Portsmouth Crown Court heard Kevin Snelling, 35, was serving a suspended jail term for assaulting his partner. But he assaulted her again giving her a black eye, was arrested and bailed and told not to contact her – but then went to her flat in Fareham and slammed her head on a table.

Domestic abuse group Aurora New Dawn said people such as Snelling must be ‘closely managed’ to avoid further attacks.

Prosecutor Matthew Lawson said that Snelling stayed with her for several days and it was not until he started getting drunk that violence again broke out.

‘She says that for the first few days he was fine but then began to drink heavily and began to “kick off”,’ he said.

‘One morning they bought some strong cider together and started drinking.

‘He accused her of drinking some of his cider. Then he grabbed her hair and pushed her head onto the table.’

Mr Lawson said this happened about four times, and Snelling prevented her from leaving the flat or going to the toilet for hours.

Mr Lawson said: ‘She says he punched her in the face twice and there was blood everywhere.’

He said she was able to escape the flat and sought refuge with a neighbour when a PCSO called on the door.

Reading the victim statement, Mr Lawson said: ‘I was crying, my nose was a mess, it was pouring with blood.

‘He wouldn’t let me out of the flat, I was really scared.’

As more police arrived, Snelling barricaded himself in the flat, refusing to leave.

Mr Lawson said he made threats against the police, warned that he would harm himself and pushed a 6in knife through the letterbox.

‘He claimed to the police that he had mental problems and needed help, and that he had taken 300 tablets.

‘Eventually officers did force entry to the flat and he was arrested.’

The court heard Snelling has a record of violence and breaching court orders going back to 1997.

He initially pleaded not guilty to actual bodily harm, but later pleaded guilty.

Snelling, of Wynton Way, Fareham, was on remand for four months and attended Alcoholics Anonymous.

Recorder John Williams said the victim was vulnerable.
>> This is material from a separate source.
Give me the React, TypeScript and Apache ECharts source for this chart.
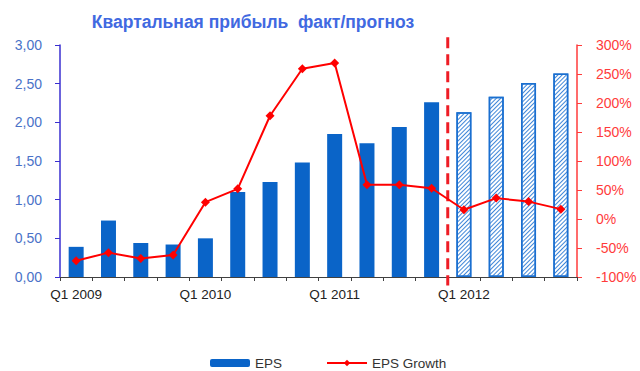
import React, { useEffect, useRef } from "react";
import * as echarts from "echarts";

const categories = [
  "Q1 2009", "Q2 2009", "Q3 2009", "Q4 2009",
  "Q1 2010", "Q2 2010", "Q3 2010", "Q4 2010",
  "Q1 2011", "Q2 2011", "Q3 2011", "Q4 2011",
  "Q1 2012", "Q2 2012", "Q3 2012", "Q4 2012",
];
const epsValues = [0.39, 0.73, 0.44, 0.42, 0.5, 1.1, 1.23, 1.48, 1.85, 1.73, 1.94, 2.26, 2.13, 2.33, 2.51, 2.63];
const epsGrowth = [-72, -58, -68, -62, 29, 52, 178, 259, 269, 59, 59, 53, 16, 36, 30, 17];
const isForecast = [false, false, false, false, false, false, false, false, false, false, false, false, true, true, true, true];
const forecastStart = 12; // index of first forecast quarter
const titleText = "Квартальная прибыль  факт/прогноз";

const FONT = "'Liberation Sans', Arial, sans-serif";

export default function App() {
  const ref = useRef<HTMLDivElement>(null);
  useEffect(() => {
    if (!ref.current) return;
    const chart = echarts.init(ref.current, null, { renderer: "svg" });
    const barData = epsValues.map((v, i) =>
      isForecast[i]
        ? {
            value: v,
            itemStyle: {
              color: "#ffffff",
              borderColor: "#1a6fd0",
              borderWidth: 1.5,
              decal: {
                symbol: "rect",
                symbolSize: 1,
                color: "#3f86d8",
                dashArrayX: [1, 0],
                dashArrayY: [1, 2],
                rotation: -Math.PI / 4,
              },
            },
          }
        : { value: v }
    );
    chart.setOption({
      animation: false,
      textStyle: { fontFamily: FONT },
      title: {
        text: titleText,
        left: 248,
        textAlign: "center",
        top: 8,
        textStyle: { color: "#4169e1", fontSize: 17.5, fontWeight: "bold", fontFamily: FONT },
      },
      grid: { left: 60, right: 63, top: 45, bottom: 94 },
      legend: {
        left: 205,
        top: 351,
        itemWidth: 40,
        itemHeight: 8,
        itemGap: 44,
        textStyle: { color: "#333", fontSize: 13.5, fontFamily: FONT },
        data: ["EPS", "EPS Growth"],
      },
      xAxis: [
        {
          type: "category",
          data: categories,
          axisLine: { lineStyle: { color: "#404040", width: 1 } },
          axisTick: { show: true, interval: 0, length: 4, lineStyle: { color: "#404040" } },
          axisLabel: { interval: 3, color: "#222", fontSize: 13.5, margin: 10, fontFamily: FONT },
        },
        {
          type: "value",
          min: 0,
          max: categories.length,
          show: false,
        },
      ],
      yAxis: [
        {
          type: "value",
          min: 0,
          max: 3,
          interval: 0.5,
          splitLine: { show: false },
          axisLine: { show: true, lineStyle: { color: "#3a2fd0", width: 1.5 } },
          axisTick: { show: true, length: 5, lineStyle: { color: "#3a2fd0" } },
          axisLabel: {
            color: "#4a72c8",
            fontSize: 14,
            margin: 18,
            fontFamily: FONT,
            formatter: (v: number) => v.toFixed(2).replace(".", ","),
          },
        },
        {
          type: "value",
          min: -100,
          max: 300,
          interval: 50,
          splitLine: { show: false },
          axisLine: { show: true, lineStyle: { color: "#ff3b3b", width: 1.5 } },
          axisTick: { show: true, length: 5, lineStyle: { color: "#ff3b3b" } },
          axisLabel: { color: "#ff3b3b", fontSize: 14, margin: 19, fontFamily: FONT, formatter: "{value}%" },
        },
      ],
      series: [
        {
          name: "EPS",
          type: "bar",
          data: barData,
          barWidth: 15,
          itemStyle: { color: "#0a64c8" },
        },
        {
          name: "EPS Growth",
          type: "line",
          yAxisIndex: 1,
          data: epsGrowth,
          color: "#ff0000",
          lineStyle: { color: "#ff0000", width: 2 },
          itemStyle: { color: "#ff0000" },
          symbol: "diamond",
          symbolSize: 9,
        },
        {
          name: "divider",
          type: "custom",
          xAxisIndex: 1,
          yAxisIndex: 0,
          silent: true,
          clip: false,
          data: [[forecastStart]],
          renderItem: (params: any, api: any) => {
            const x = api.value(0);
            const p1 = api.coord([x, 3.1]);
            const p2 = api.coord([x, -0.11]);
            return {
              type: "line",
              shape: { x1: p1[0], y1: p1[1], x2: p2[0], y2: p2[1] },
              style: { stroke: "#ee1c25", lineWidth: 3, lineDash: [11, 6] },
            };
          },
        },
      ],
    });
    return () => chart.dispose();
  }, []);
  return (
    <div
      ref={ref}
      style={{ position: "fixed", left: 0, top: 0, width: 640, height: 371, background: "#fff" }}
    />
  );
}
He said Snelling would face another period on licence when he was released. ‘I hope that you keep out of trouble and sort your life out,’ he said.

Snelling’s assaults happened in November last year, December 13 and December 21.

Shonagh Dillon, chief executive of Aurora New Dawn, added: ‘It’s really important to be able to manage those people very closely and the victim gets the right support.

‘They are not often seen as the highest risk offences but if someone has issues round power and control and they’ve been punished for that they’re probably going to up the ante and have the risk of reoffending or becoming more violent.’

Mr Hayes said: ‘In my Police and Crime Plan, I clearly state commitments to ensuring victims should be at the heart of the criminal justice system and reducing reoffending.

‘Local authorities, Hampshire Constabulary and the Community Rehabilitation Company, are working hard to improve the recording and sharing of information, identify risk, tackle violence and support victims, perpetrators and families through appropriate intervention.

‘The introduction of CRCs as a new criminal justice partner has meant new ways of working and it is essential that partners adapt quickly to ensure that perpetrators are not allowed to reoffend and victims know where to turn for support.’

He added that he was funding a pilot programme offering educational workshops to certain domestic abuse offenders with the aim of stopping reoffending.